Mr. Dunne said that it is Mr. Stevens’s joie de vivre that accounts for his remarkable success with women. Mr. Stevens, who’s probably best known for playing a quirky scientist in Short Circuit, dated Michelle Pfieffer.
“What will start off as just a one-on-one dinner on their first date will move on to these fantastic experiences,” Mr. Dunne explained. Like what? Skinny-dipping in the East River?
“Well … yeah … usually they end up nude, in one environment or another!” Mr. Dunne said with a laugh. He said the diversity of the women Mr. Stevens has dated is also a reflection of his curious nature: doctors, editors, actresses, different races, heights, ethnicities.
A few years back the Naked Angels held a fund-raiser. Mr. Stevens volunteered to be the subject of a roast.
Mr. Dunne again: “Everyone got up and roasted the shit out of Fish. A lot to do with women and fucking … and it sort of transcends his physical appearance, which is not what one would associate a guy who looks like Fish being with such beautiful women, and how the fuck does he do it?? It was a noble expression of his to put himself in that position to raise money for this group. It was also pretty taxing on his identity, I think.”
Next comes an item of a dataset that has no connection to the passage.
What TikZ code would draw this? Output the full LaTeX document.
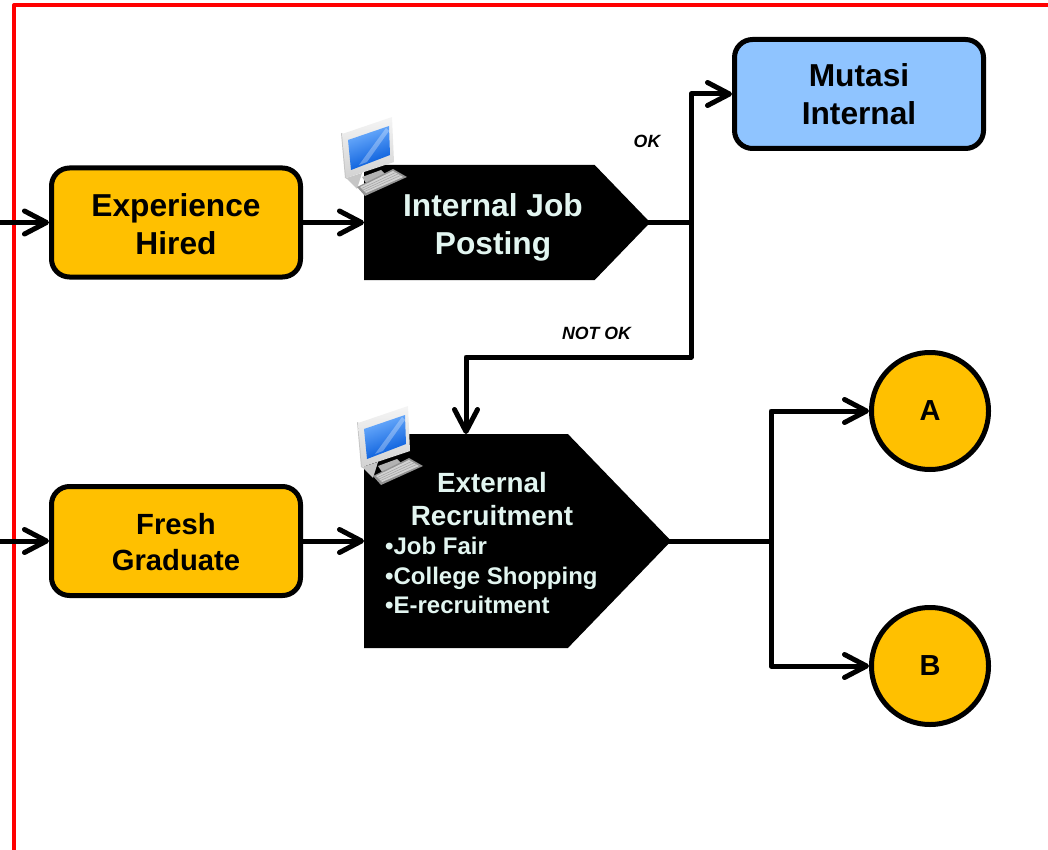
\documentclass[tikz,border=0pt]{standalone}
\usepackage{fontspec}
\setmainfont{Liberation Sans}
\usepackage{tikz}
\usetikzlibrary{shapes, arrows.meta, positioning, calc}
\definecolor{boxorange}{RGB}{255, 192, 0}
\definecolor{boxblue}{RGB}{143, 196, 255}
\definecolor{palemint}{RGB}{226, 245, 240}
\definecolor{framered}{RGB}{255, 0, 0}
\newcommand{\fsize}[2]{\bfseries\fontsize{#1}{#2}\selectfont}
\tikzset{
  startbox/.style={draw=black, line width=5pt, rounded corners=18pt, fill=boxorange, minimum width=249pt, minimum height=109pt, align=center, inner sep=0pt, font=\fsize{31.7}{38}},
  sigbox/.style={shape=signal, signal to=east, signal pointer angle=92, fill=black, inner sep=0pt, anchor=west},
  sigtext/.style={text=palemint, inner sep=0pt, align=center},
  endcircle/.style={circle, draw=black, line width=5pt, fill=boxorange, minimum size=117pt, inner sep=0pt, font=\fsize{29}{34}},
  flowline/.style={line width=5pt, black, -{Straight Barb[length=22pt, width=23pt, round]}},
  plainline/.style={line width=5pt, black, shorten <=-3pt},
  tagtext/.style={font=\bfseries\itshape\fontsize{17.7}{21}\selectfont, inner sep=0pt}
}
\newcommand{\pcicon}[2]{%
  \begin{scope}[shift={(#1,#2)}]
    \fill[gray!45] (5,45) -- (21,40) -- (16,56) -- cycle;
    \fill[gray!60] (21,44) -- (40,37) -- (44,41) -- (25,50) -- cycle;
    \fill[gray!45] (0,0) -- (2,1) -- (6,46) -- (4,45) -- cycle;
    \shade[top color=gray!8, bottom color=gray!35] (1,1) -- (51,-16) -- (53,29) -- (5,45) -- cycle;
    \shade[left color=cyan!45!blue!55, right color=blue!60!cyan!85!black, shading angle=20] (7,7) -- (48,-7) -- (49,22) -- (10,37) -- cycle;
    \fill[white, opacity=.3] (18,32) -- (45,-5) -- (48,-2) -- (26,29) -- cycle;
    \fill[gray!85] (16,54) -- (52,36) -- (66,44) -- (24,63) -- cycle;
    \fill[gray!35] (19,54) -- (52,38) -- (62,44) -- (25,60) -- cycle;
    \foreach \keyrow in {0.25, 0.5, 0.75} {
      \draw[gray!70, line width=.6pt] ($(19,54)!\keyrow!(25,60)$) -- ($(52,38)!\keyrow!(62,44)$);
    }
  \end{scope}
}
\begin{document}
\begin{tikzpicture}[x=1pt, y=-1pt]
  \useasboundingbox (0, 0) rectangle (1048, 850);

  % Frame
  \draw[framered, line width=4pt, line join=round] (14, 850) -- (14, 5) -- (1048, 5);

  % Source boxes
  \node[startbox] (exphired) at (176, 222.5) {\rule{0pt}{27pt}Experience\\Hired};
  \node[startbox, font=\fsize{29.2}{36}] (freshgrad) at (176, 541) {\rule{0pt}{23.5pt}Fresh\\Graduate};
  \node[startbox, fill=boxblue] (mutasi) at (859, 94) {Mutasi\\Internal};

  % Process shapes
  \node[sigbox, minimum width=286pt, minimum height=115pt] (jobpost) at (364, 222.5) {};
  \node[sigbox, minimum width=307pt, minimum height=214pt] (extrec) at (364, 541) {};
  \node[sigtext, font=\fsize{31.7}{38}] (jobposttext) at (493, 227) {Internal Job\\Posting};
  \node[sigtext, font=\fsize{27.8}{33}] (extrectext) at (492, 499.5) {External\\Recruitment};
  \node[sigtext, align=left, anchor=north west, font=\fsize{24}{29.5}] (extlist) at (385, 537) {•Job Fair\\•College Shopping\\•E-recruitment};

  % Icons
  \pcicon{341}{133}
  \pcicon{357}{422}

  % End circles
  \node[endcircle] (circa) at (930, 411) {A};
  \node[endcircle] (circb) at (930, 666) {B};

  % Free ends and junctions
  \coordinate (inexp) at (0, 222.5);
  \coordinate (infresh) at (0, 541);
  \coordinate (jobsplit) at (691, 222.5);
  \coordinate (notokturn) at (691, 357);
  \coordinate (extin) at (466, 434);
  \coordinate (extsplit) at (771, 541);

  % Connectors
  \draw[flowline] (inexp) -- (exphired.west);
  \draw[flowline] (infresh) -- (freshgrad.west);
  \draw[flowline] (exphired.east) -- (jobpost.west);
  \draw[flowline] (freshgrad.east) -- (extrec.west);
  \draw[plainline] (jobpost.east) -- (jobsplit);
  \draw[flowline, line join=round] (jobsplit) |- (mutasi.west);
  \draw[flowline, line join=round] (jobsplit) -- (notokturn) -| (extin);
  \draw[plainline] (extrec.east) -- (extsplit);
  \draw[flowline, line join=round] (extsplit) |- (circa.west);
  \draw[flowline, line join=round] (extsplit) |- (circb.west);

  % Branch tags
  \node[tagtext] (oktag) at (647, 141) {OK};
  \node[tagtext] (notoktag) at (596.5, 333) {NOT OK};
\end{tikzpicture}
\end{document}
“He’s been spending an awful lot of time at yoga studios—which I would normally say, ‘He’s trolling for victims’—but I guess not. I think he recently got into a serious relationship,” said another friend, Matt Dillon, on the phone.
Mr. Stevens, currently dating a model and yoga instructor, said he’s looking to settle down. “There comes a time when you gotta grow up,” he said, when I pressed him on the issue at dinner.
But that doesn’t mean no more dinner parties.
“I go out a lot,” he explained. “My mother worked at night. Since I’m 13, I been eating out. I had an account at a Chinese restaurant—Jen’s Kitchen—across the street, when we lived on 13th street.”
He said that during the time he’s lived with women, he has eaten at home in Dumbo.
So you’ve lived with women before?
“Yes,” he said. “And I’d like to again.”
“I like to cook, Fish,” Ms. Gershon said.